ただ、定義はその先を導くものであってほしくて、それで終わってしまうのは良くないと思っています。

かつて関わった人で、ああ、私とは考え方が違うのだなあ、と思った人がおられました。
ある機関であることに当てはまると診断されたとかで、その人は、そうだと診断されて、自分の状態を診断されることによって、ずいぶん楽になったのだそうです。
ただ、その人と関わって来た立場としては、その定義があるから、自分は特別、と思い込んで、そこに甘えてしまってはいけないな、と思ったのです。
私もよく、繊細だと言われてきましたし、幾分その傾向があることは認めています。
でも、自分の人生の中で、いろいろな人の指摘を受け、これはどういうことだろう?と真面目に考えることによって、自分の戸惑いだけでなく、周りの人にとってどういう風に見えるか?ということを考えてきました。
その過程は決して楽ではありませんが、生きるということはそういうことであると思います。

ある人との関係で、私はずいぶん長い間、ときになんでだろう?と思うことが多かったのですが、最近、その原因がわかり始めました。
その人と相談していて、私がかつて○○なことがあって、○○に感じた、というようなことを話したら、それは確かにそうだ、ということになり、ご自分のズレ方に気づかれたようだったのです。

その人は、小さいころから生きづらさを抱えていたのだそうです。
その点、私は周りと少し違うと感じても、それを生きづらさ、というところに集約しないところがあります。
人間が生きていくのはそういうことだと思っている節があります。
生きづらかろうとそうでなかろうと、その人その人に、ある種の課題があるだろうと思っているからです。
だから、人と比べたりはしません。
それよりも自分に与えられた課題を乗り越えることに必死だからです。

でも、その生きづらさ、と感じられるものはどこからきて、それをどうしたら乗り越えられるか?ということに集中すれば、おのずと方策は出てくると思うのです。
そして、生きづらさについて勉強してみると、その原因となるものはいろいろあるのだなあ、と思い始めました。
結構勉強もし、大学時代から途切れることなく心理学的なアプローチはしてきたものの、今更ながら勉強することが多いな、と思っています。

私はどうも毒親、という言葉が苦手です。
件の卒業生に、
私、娘に、パパとママを見ていたら、大学になんか行きたいとは思わない、と言われたんだけど、毒親じゃなかったかしら?
と訊ねたら、頭のいい彼女は、ニヤリと笑って、
そういうことを親に言えてるだけで、先生は毒親ではありませんよ。
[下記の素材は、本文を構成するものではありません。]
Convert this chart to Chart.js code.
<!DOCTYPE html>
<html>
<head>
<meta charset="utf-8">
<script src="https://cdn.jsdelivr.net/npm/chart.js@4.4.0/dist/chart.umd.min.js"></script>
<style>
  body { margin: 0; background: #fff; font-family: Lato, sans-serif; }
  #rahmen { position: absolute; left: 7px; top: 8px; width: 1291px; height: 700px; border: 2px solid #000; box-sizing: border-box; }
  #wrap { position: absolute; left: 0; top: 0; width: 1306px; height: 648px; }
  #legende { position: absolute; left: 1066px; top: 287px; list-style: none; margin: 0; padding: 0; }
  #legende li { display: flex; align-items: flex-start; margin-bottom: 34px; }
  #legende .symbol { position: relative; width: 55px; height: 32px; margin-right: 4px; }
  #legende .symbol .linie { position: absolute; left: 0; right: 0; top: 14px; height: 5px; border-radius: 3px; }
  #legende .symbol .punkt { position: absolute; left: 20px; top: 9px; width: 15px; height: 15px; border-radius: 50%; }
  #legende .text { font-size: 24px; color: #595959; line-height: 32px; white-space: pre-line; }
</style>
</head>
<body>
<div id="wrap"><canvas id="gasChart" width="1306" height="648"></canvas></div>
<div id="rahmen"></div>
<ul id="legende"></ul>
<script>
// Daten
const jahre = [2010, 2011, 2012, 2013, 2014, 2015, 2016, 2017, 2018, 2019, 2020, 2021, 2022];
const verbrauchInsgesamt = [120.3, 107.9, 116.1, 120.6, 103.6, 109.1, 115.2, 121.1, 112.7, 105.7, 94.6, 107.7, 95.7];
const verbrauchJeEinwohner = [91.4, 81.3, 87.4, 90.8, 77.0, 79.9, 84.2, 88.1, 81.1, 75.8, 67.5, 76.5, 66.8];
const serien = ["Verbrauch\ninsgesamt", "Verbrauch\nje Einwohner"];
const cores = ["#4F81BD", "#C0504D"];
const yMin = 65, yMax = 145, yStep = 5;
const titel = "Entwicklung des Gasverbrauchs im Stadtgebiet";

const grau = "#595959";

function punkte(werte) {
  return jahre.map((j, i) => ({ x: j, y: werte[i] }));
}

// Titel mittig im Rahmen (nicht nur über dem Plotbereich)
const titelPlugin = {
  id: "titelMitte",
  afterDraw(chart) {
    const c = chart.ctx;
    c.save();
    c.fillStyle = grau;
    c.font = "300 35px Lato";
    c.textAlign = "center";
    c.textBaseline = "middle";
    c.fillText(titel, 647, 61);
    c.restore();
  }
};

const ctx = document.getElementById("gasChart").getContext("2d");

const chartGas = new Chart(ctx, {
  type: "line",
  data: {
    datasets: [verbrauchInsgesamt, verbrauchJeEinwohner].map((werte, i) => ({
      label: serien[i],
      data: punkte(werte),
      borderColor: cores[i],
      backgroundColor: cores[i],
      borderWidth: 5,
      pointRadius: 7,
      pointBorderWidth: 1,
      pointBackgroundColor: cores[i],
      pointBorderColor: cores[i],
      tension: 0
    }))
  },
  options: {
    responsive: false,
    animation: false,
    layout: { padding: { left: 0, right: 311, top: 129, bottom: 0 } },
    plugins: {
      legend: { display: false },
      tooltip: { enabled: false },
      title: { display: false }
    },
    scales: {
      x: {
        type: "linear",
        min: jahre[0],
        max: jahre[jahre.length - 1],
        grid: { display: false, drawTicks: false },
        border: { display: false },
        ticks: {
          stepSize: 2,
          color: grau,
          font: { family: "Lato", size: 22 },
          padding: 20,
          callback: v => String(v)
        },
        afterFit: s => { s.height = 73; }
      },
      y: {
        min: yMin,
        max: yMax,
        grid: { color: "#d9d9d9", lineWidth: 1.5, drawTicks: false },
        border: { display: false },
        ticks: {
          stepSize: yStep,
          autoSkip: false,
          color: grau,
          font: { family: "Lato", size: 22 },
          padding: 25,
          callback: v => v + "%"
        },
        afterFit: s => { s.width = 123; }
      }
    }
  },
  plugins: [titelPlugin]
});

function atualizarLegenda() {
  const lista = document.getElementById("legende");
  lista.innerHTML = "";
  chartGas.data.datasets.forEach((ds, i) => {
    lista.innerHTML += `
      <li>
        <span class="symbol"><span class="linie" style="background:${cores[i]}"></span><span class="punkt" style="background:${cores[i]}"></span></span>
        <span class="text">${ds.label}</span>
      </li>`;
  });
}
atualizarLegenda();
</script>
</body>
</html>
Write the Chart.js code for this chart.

毒親にそんなこと言えないから。
と言われました。確かに毒親診断をしてみたら、当たらないようではありましたが、そんなもの、当事者から見た私はわかりませんから、もしかしたら毒親に当たらないとも限りません。
ただ、毒親、という言葉は苦手です。
それをうまくいってくださっているお医者様の言に出会いました。
親が発達障害の場合、確かに毒親に見えるけれど、それはちょっと違う、と。
だから、その態様ではあるものの、その中身というのは、それぞれであって、すべてが毒親という言葉に集約できるわけだはないと思うのです。
まあ、随分大雑把な掴み方だなあ、という感じです。

人が死んだ、ということに対しての罪状がいろいろあるように、例えば、殺人しよう、という故意があれば殺人、この人を刺してやろう、という思いはあったけれど、殺そうとも思っていなかった場合、刺して死んでしまった場合は傷害致死、全く人に危害を加える気がなかったのに、つまりは何をしようという故意もなかった場合は、過失致死になるように、同じ状態でも、その中身は全く違う、ということはあり得ます。

それと同じではありませんが、人間関係で困っている場合、その内容も原因も、あれこれあると思うのです。
まだ世間慣れしていない、という場合は経験があれこれ教えてくれるでしょうし、一定の誰かとしんどい場合は、その人の中に何か原因があるかもしれないし、ただ相性が悪いだけかもしれない。はたまた、心理学的に投影の法則がはたらいていて、自分が我慢していることをしていてムカつくのかもしれません。
それぞれの悩み、生きづらさはどこから来るものなのか、わかる人がいなければわからないし、それは自分自身の努力でわかる場合もあるし、誰かの力を借りてわかる場合も、そのうちの一法として本を読んでもいいと思います。
私も先程、ある書物をダウンロードしました。

最初は、教科指導を効率的に進めたいがために学び始めたようなものでしたが、生きることそのものへの関心に少しずつ移行してきています。
生きやすくなれば当然勉強も捗るし、その原動力となる目標もはっきりしてきます。